Lawmakers OK health-care plan for uninsured
May 5, 2008
Florida Today--May 3, 2008
By Bill Cotterell
FLORIDA CAPITAL BUREAU POLITICAL EDITOR
State legislators approved a plan to provide basic health insurance Friday for nearly 4 million Floridians who can’t afford coverage, calling it "a giant step" toward protecting the poor and working poor.
Gov. Charlie Crist’s Cover Florida plan calls for the state to negotiate health-care plans that individuals or small businesses will be able to buy for $100 to $150 a month, per person. Plans would have to cover preventive services, emergency care, hospitalization and office visits, at varying rates.
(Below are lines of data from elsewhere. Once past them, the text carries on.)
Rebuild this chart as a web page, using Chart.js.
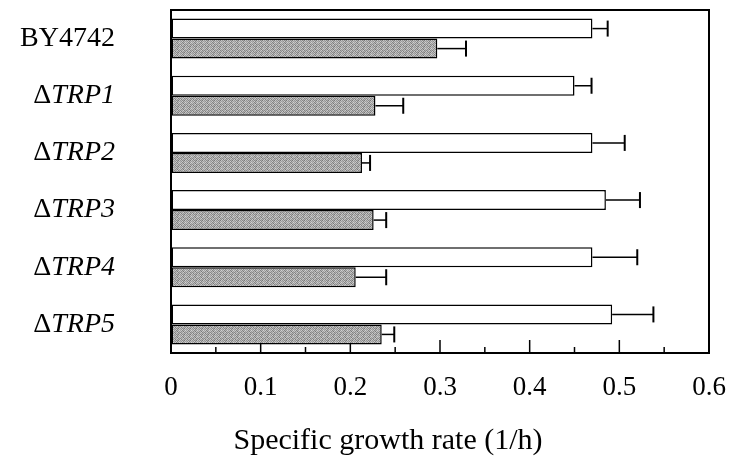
<!DOCTYPE html>
<html>
<head>
<meta charset="utf-8">
<script src="https://cdn.jsdelivr.net/npm/chart.js@4"></script>
<style>
  html, body { margin: 0; padding: 0; background: #fff; }
  #wrap { width: 734px; height: 466px; position: relative; }
</style>
</head>
<body>
<div id="wrap"><canvas id="c" width="734" height="466"></canvas></div>
<script>
// ---- data ----
const categories = ['BY4742', 'ΔTRP1', 'ΔTRP2', 'ΔTRP3', 'ΔTRP4', 'ΔTRP5'];
const whiteValues = [0.470, 0.450, 0.470, 0.485, 0.470, 0.492];
const whiteErrors = [0.017, 0.019, 0.036, 0.038, 0.050, 0.046];
const greyValues  = [0.297, 0.228, 0.213, 0.226, 0.206, 0.235];
const greyErrors  = [0.032, 0.031, 0.009, 0.014, 0.034, 0.014];
const xTickLabels = ['0', '0.1', '0.2', '0.3', '0.4', '0.5', '0.6'];
const xTitle = 'Specific growth rate (1/h)';

// ---- stippled grey fill (fixed pattern) ----
function makePattern() {
  const shades = [
    [160,200,130,180,150,210],
    [195,140,185,120,200,155],
    [135,180,160,205,130,175],
    [205,125,195,150,180,140],
    [150,190,135,170,120,200],
    [180,145,205,130,190,160]
  ];
  const p = document.createElement('canvas');
  p.width = 6; p.height = 6;
  const g = p.getContext('2d');
  for (let r = 0; r < 6; r++) for (let c = 0; c < 6; c++) {
    const v = shades[r][c];
    g.fillStyle = 'rgb(' + v + ',' + v + ',' + v + ')';
    g.fillRect(c, r, 1, 1);
  }
  return document.getElementById('c').getContext('2d').createPattern(p, 'repeat');
}
const greyFill = makePattern();

const SERIF = '"Liberation Serif", "Times New Roman", serif';

const errorBars = {
  id: 'errorBars',
  afterDatasetsDraw(chart) {
    const ctx = chart.ctx;
    const xs = chart.scales.x;
    const errs = [whiteErrors, greyErrors];
    chart.data.datasets.forEach((ds, i) => {
      const meta = chart.getDatasetMeta(i);
      meta.data.forEach((bar, j) => {
        const end = xs.getPixelForValue(ds.data[j] + errs[i][j]);
        const y = bar.y;
        const h = bar.height;
        ctx.save();
        ctx.strokeStyle = '#000';
        ctx.lineWidth = 1.5;
        ctx.beginPath();
        ctx.moveTo(bar.x, y);
        ctx.lineTo(end, y);
        ctx.stroke();
        ctx.lineWidth = 2;
        ctx.beginPath();
        ctx.moveTo(end, y - h * 0.4);
        ctx.lineTo(end, y + h * 0.4);
        ctx.stroke();
        ctx.restore();
      });
    });
  }
};

const frameAndTicks = {
  id: 'frameAndTicks',
  beforeDatasetsDraw(chart) {
    const ctx = chart.ctx;
    const xs = chart.scales.x;
    const a = chart.chartArea;
    ctx.save();
    ctx.strokeStyle = '#000';
    ctx.lineWidth = 1.5;
    xs.ticks.forEach(t => {
      const major = Math.round(t.value * 100) % 10 === 0;
      const px = xs.getPixelForValue(t.value);
      if (t.value <= 0 || t.value >= 0.6 - 1e-9) return;
      ctx.beginPath();
      ctx.moveTo(px, a.bottom);
      ctx.lineTo(px, a.bottom - (major ? 13 : 6));
      ctx.stroke();
    });
    ctx.restore();
  },
  afterDraw(chart) {
    const ctx = chart.ctx;
    const a = chart.chartArea;
    const ys = chart.scales.y;
    ctx.save();
    ctx.strokeStyle = '#000';
    ctx.lineWidth = 2;
    ctx.beginPath();
    ctx.moveTo(a.left, a.top);
    ctx.lineTo(a.right, a.top);
    ctx.lineTo(a.right, a.bottom);
    ctx.stroke();
    // category labels: upright Δ, italic gene name
    ctx.fillStyle = '#000';
    ctx.textBaseline = 'middle';
    const rightX = a.left - 56;
    categories.forEach((lab, i) => {
      const y = ys.getPixelForValue(i);
      if (lab.charAt(0) === 'Δ') {
        const rest = lab.slice(1);
        ctx.font = 'italic 28px ' + SERIF;
        ctx.textAlign = 'right';
        const w = ctx.measureText(rest).width;
        ctx.fillText(rest, rightX, y);
        ctx.font = '28px ' + SERIF;
        ctx.fillText('Δ', rightX - w, y);
      } else {
        ctx.font = '28px ' + SERIF;
        ctx.textAlign = 'right';
        ctx.fillText(lab, rightX, y);
      }
    });
    // axis title (offset left of the plot centre, as in the original)
    ctx.font = '30px ' + SERIF;
    ctx.textAlign = 'center';
    ctx.textBaseline = 'middle';
    ctx.fillText(xTitle, 388, 441);
    ctx.restore();
  }
};

new Chart(document.getElementById('c'), {
  type: 'bar',
  data: {
    labels: categories,
    datasets: [
      {
        label: 'white',
        data: whiteValues,
        backgroundColor: '#ffffff',
        borderColor: '#000000',
        borderWidth: 1.5,
        borderSkipped: false,
        categoryPercentage: 0.7,
        barPercentage: 1.0
      },
      {
        label: 'grey',
        data: greyValues,
        backgroundColor: greyFill,
        borderColor: '#000000',
        borderWidth: 1.5,
        borderSkipped: false,
        categoryPercentage: 0.7,
        barPercentage: 1.0
      }
    ]
  },
  options: {
    indexAxis: 'y',
    responsive: false,
    animation: false,
    devicePixelRatio: 1,
    layout: { padding: { top: 10, right: 25, left: 0, bottom: 0 } },
    plugins: { legend: { display: false }, tooltip: { enabled: false } },
    scales: {
      x: {
        min: 0,
        max: 0.6,
        afterFit(s) { s.height = 113; s.paddingLeft = 0; s.paddingRight = 0; },
        ticks: {
          stepSize: 0.05,
          autoSkip: false,
          maxRotation: 0,
          padding: 19,
          color: '#000',
          font: { family: SERIF, size: 27 },
          callback(v) {
            const k = Math.round(v * 100);
            if (k % 10 !== 0) return '';
            return xTickLabels[k / 10];
          }
        },
        grid: { display: true, drawOnChartArea: false, drawTicks: false },
        border: { display: true, color: '#000', width: 2 },
        title: { display: false }
      },
      y: {
        afterFit(s) { s.width = 171; },
        ticks: { display: false },
        grid: { display: false, drawTicks: false },
        border: { display: true, color: '#000', width: 2 }
      }
    }
  },
  plugins: [frameAndTicks, errorBars]
});
</script>
</body>
</html>
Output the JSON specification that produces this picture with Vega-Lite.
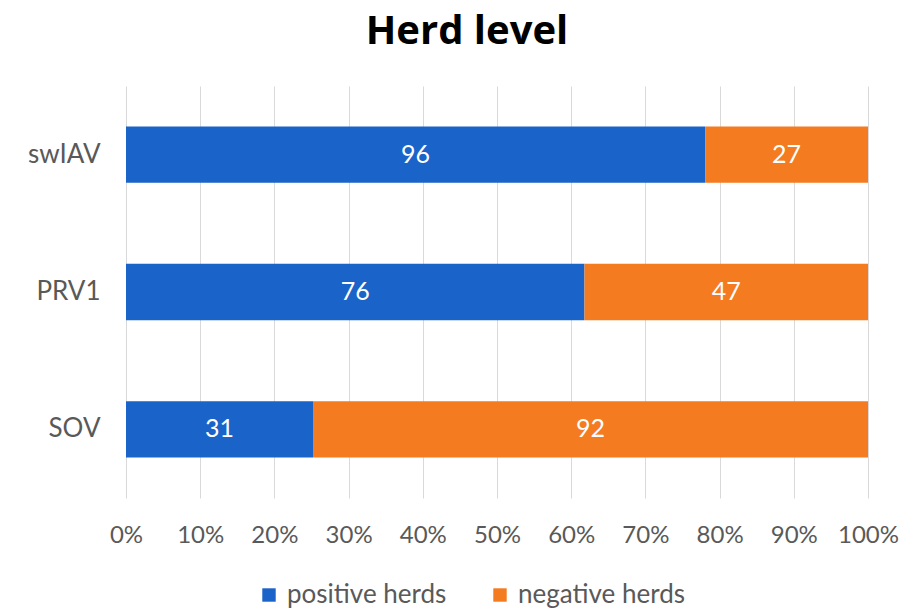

Crist’s plan was coupled with a "marketplace" system insisted upon by the House. The Florida Health Choices Corp. would arrange coverage for employers with fewer than 50 workers, offering a variety of services.
"There are lots of ways and ideas for how we can achieve this goal, and today, we have made great progress in providing uninsured individuals and small businesses choices in how to access health care coverage," said Crist.
Side deals massaged into the package in the closing hours of the 2008 session would make it easier for new hospitals to open and for retired dentists to get licensed to serve needy areas.
The key to the deal was Crist’s acceptance of a $1.5 million cost for a corporate system that the House wanted. At a hastily arranged news conference with legislative and administration officials involved in the negotiations, Crist said it was a small price to pay for giving coverage opportunities to about 3.8 million people.
"We are sent here to do something good for the people of Florida and this is something that’s been done for the people," Crist said. "That’s what public service is all about."
Crist said Agency for Health Care Administration chief Holly Benson has already been directed to start negotiating with insurance providers for low-cost plans. Last month, Crist introduced a list of major insurance providers endorsing his plan and saying they would be willing to participate.
"I do not expect it to solve the acute health care crisis facing our state but it may begin to address it," said Rep. Dan Gelber, D-Miami Beach, the House minority leader.
Gelber said he was concerned that "it may increase insurance products that are inferior and predatory."
The Office of Insurance Regulation, AHCA and Department of Management services would be involved in oversight of the plan under the bill. Insurers would not have to offer all coverage required by state regulations, but would still have to cover emergency treatment, hospitalization and certain prescriptions.
"This is a giant step forward," said Rep. Aaron Bean, R-Fernandina Beach, the House pointman in the negotiations. Sen. Durell Peaden, R-Crestview, a retired physician who handled the bill in the Senate, said "we’ve made baby step after baby step" in his 14 years in the Legislature.
"Today, we made a giant step," said Peaden. "This is the most historic piece of legislation we’ve passed in health care."